RECORDS FOR PROCESSING:
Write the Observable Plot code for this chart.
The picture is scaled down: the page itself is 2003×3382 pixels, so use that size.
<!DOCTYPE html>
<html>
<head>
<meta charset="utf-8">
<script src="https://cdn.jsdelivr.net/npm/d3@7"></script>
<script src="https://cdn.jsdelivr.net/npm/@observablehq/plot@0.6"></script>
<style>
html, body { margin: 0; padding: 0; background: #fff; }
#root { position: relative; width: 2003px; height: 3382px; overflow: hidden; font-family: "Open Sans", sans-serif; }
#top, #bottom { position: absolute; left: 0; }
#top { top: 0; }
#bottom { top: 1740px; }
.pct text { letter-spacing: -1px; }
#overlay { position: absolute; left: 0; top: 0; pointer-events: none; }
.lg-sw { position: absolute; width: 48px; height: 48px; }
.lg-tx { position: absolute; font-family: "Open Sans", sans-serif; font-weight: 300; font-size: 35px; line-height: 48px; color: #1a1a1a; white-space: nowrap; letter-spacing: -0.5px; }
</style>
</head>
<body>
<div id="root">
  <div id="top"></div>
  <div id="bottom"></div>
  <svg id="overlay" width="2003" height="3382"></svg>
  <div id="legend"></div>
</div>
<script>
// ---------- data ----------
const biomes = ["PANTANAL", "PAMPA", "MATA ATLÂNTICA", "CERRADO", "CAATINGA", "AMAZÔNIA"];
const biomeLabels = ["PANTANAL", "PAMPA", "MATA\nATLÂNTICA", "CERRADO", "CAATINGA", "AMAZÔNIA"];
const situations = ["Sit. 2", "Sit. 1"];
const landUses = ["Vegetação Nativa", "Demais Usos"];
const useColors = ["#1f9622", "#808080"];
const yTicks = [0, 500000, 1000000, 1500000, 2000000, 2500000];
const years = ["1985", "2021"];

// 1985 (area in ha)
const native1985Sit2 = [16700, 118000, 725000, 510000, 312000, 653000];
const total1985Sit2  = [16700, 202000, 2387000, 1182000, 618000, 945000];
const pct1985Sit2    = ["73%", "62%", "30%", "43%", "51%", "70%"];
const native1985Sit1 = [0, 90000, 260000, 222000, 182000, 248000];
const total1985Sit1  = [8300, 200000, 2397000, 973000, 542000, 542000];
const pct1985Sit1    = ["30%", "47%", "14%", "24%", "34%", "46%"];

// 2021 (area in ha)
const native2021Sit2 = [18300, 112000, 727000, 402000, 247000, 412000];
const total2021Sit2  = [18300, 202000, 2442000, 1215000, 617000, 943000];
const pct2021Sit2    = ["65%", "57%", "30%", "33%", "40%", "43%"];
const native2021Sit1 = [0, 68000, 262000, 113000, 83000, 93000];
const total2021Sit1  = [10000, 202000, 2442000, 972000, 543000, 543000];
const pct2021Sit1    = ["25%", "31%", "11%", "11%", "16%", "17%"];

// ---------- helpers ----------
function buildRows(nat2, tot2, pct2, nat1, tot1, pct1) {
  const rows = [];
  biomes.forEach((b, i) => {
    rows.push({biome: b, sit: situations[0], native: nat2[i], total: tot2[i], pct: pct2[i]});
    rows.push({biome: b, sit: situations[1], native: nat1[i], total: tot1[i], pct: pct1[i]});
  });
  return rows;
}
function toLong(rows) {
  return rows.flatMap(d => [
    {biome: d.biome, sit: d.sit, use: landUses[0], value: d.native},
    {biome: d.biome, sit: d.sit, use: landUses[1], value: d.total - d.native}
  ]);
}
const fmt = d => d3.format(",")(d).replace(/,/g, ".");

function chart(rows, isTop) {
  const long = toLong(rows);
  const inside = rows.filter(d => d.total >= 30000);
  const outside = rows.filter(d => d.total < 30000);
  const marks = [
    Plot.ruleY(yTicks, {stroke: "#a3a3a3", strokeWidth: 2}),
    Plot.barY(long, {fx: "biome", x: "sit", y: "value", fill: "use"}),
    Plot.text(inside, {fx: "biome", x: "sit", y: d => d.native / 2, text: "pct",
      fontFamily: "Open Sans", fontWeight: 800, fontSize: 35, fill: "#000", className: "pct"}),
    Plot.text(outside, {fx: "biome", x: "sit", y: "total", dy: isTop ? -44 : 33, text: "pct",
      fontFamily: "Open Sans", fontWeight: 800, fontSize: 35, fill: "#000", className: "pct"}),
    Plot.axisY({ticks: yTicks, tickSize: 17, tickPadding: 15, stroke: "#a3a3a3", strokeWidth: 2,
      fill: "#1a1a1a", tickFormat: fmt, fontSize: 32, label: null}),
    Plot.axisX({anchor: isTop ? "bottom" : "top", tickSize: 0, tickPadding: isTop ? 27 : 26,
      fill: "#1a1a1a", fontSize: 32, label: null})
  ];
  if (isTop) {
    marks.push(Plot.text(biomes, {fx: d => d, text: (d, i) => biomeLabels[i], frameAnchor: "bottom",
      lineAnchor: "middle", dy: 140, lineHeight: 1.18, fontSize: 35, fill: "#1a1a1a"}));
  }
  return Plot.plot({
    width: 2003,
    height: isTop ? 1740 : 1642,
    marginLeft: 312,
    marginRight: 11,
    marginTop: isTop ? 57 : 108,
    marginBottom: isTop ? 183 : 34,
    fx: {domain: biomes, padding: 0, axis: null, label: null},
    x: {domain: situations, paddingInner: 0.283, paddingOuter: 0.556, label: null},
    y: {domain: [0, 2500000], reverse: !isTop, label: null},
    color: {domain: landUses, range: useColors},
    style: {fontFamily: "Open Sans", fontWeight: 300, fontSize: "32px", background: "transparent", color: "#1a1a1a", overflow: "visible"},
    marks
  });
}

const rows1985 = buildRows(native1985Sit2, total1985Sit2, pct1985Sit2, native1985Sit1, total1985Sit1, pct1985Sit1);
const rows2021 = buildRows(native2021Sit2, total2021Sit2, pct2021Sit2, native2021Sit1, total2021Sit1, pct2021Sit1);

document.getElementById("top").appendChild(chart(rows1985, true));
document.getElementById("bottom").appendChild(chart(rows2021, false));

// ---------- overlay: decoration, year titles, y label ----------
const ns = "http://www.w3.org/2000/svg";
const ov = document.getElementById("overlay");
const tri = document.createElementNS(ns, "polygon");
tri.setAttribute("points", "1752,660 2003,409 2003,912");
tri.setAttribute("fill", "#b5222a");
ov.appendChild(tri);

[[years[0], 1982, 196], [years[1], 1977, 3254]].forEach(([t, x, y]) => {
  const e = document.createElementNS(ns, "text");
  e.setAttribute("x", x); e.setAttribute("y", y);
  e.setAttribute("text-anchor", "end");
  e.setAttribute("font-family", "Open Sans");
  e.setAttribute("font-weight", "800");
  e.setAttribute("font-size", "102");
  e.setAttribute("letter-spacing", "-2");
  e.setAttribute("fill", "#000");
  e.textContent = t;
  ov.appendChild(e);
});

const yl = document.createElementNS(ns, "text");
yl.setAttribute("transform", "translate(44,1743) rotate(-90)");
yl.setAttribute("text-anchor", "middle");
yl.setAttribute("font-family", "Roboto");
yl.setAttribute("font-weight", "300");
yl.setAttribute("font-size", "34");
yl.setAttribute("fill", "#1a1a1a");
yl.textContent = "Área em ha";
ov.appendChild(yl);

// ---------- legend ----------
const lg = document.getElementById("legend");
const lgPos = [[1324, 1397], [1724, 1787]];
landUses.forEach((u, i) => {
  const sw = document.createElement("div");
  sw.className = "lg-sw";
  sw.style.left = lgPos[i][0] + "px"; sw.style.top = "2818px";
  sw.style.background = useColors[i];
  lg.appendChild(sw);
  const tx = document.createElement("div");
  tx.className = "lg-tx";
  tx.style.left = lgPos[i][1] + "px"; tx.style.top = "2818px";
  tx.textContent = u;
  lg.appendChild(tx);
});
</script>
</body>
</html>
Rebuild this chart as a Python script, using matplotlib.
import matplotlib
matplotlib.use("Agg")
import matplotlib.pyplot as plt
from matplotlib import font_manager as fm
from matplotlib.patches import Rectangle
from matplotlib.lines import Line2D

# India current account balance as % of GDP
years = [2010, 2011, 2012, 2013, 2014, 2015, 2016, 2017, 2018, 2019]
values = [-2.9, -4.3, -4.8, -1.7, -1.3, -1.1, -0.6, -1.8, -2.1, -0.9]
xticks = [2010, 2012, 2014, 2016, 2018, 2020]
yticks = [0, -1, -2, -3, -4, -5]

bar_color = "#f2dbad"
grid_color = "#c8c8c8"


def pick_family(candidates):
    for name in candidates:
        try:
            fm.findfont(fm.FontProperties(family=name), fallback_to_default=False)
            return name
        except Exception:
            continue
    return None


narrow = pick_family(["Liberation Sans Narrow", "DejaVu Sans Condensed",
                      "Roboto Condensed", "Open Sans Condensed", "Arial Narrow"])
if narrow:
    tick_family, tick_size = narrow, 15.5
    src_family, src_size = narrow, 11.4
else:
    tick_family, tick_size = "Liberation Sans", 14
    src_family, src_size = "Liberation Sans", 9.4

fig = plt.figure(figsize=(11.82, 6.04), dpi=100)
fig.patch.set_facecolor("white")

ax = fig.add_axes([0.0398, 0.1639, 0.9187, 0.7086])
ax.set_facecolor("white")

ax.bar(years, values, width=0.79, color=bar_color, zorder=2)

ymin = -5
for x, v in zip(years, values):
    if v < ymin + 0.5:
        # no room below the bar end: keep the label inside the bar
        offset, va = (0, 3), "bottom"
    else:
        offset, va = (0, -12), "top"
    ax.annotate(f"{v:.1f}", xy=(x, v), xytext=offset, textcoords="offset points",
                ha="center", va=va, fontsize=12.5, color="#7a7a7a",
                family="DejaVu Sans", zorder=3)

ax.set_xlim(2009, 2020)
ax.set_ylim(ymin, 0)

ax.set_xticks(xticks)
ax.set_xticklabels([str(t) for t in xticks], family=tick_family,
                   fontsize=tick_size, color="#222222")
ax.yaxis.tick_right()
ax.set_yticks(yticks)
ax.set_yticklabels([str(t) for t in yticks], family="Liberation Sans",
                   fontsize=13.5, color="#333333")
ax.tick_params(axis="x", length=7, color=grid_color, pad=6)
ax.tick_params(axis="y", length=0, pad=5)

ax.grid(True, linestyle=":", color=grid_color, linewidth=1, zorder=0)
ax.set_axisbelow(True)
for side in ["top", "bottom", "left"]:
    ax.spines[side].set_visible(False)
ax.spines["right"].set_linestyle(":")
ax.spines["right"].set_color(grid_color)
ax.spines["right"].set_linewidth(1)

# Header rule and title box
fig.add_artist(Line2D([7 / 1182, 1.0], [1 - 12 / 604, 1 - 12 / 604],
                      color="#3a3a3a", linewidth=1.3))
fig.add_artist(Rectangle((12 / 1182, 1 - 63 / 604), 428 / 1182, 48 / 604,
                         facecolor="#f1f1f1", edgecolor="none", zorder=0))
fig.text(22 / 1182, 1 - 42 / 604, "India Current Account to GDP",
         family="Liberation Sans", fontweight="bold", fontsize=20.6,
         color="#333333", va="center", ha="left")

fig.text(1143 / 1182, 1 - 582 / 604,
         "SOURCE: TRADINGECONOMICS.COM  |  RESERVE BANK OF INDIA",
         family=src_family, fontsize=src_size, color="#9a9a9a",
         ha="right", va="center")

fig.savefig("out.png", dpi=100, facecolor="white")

WHAT THE EXERCISE ASKS: Collect from the data above every line that includes "matplotlib".

SOLUTION TO THE EXERCISE:
Rebuild this chart as a Python script, using matplotlib.
import matplotlib
matplotlib.use("Agg")
import matplotlib.pyplot as plt
from matplotlib import font_manager as fm
from matplotlib.patches import Rectangle
from matplotlib.lines import Line2D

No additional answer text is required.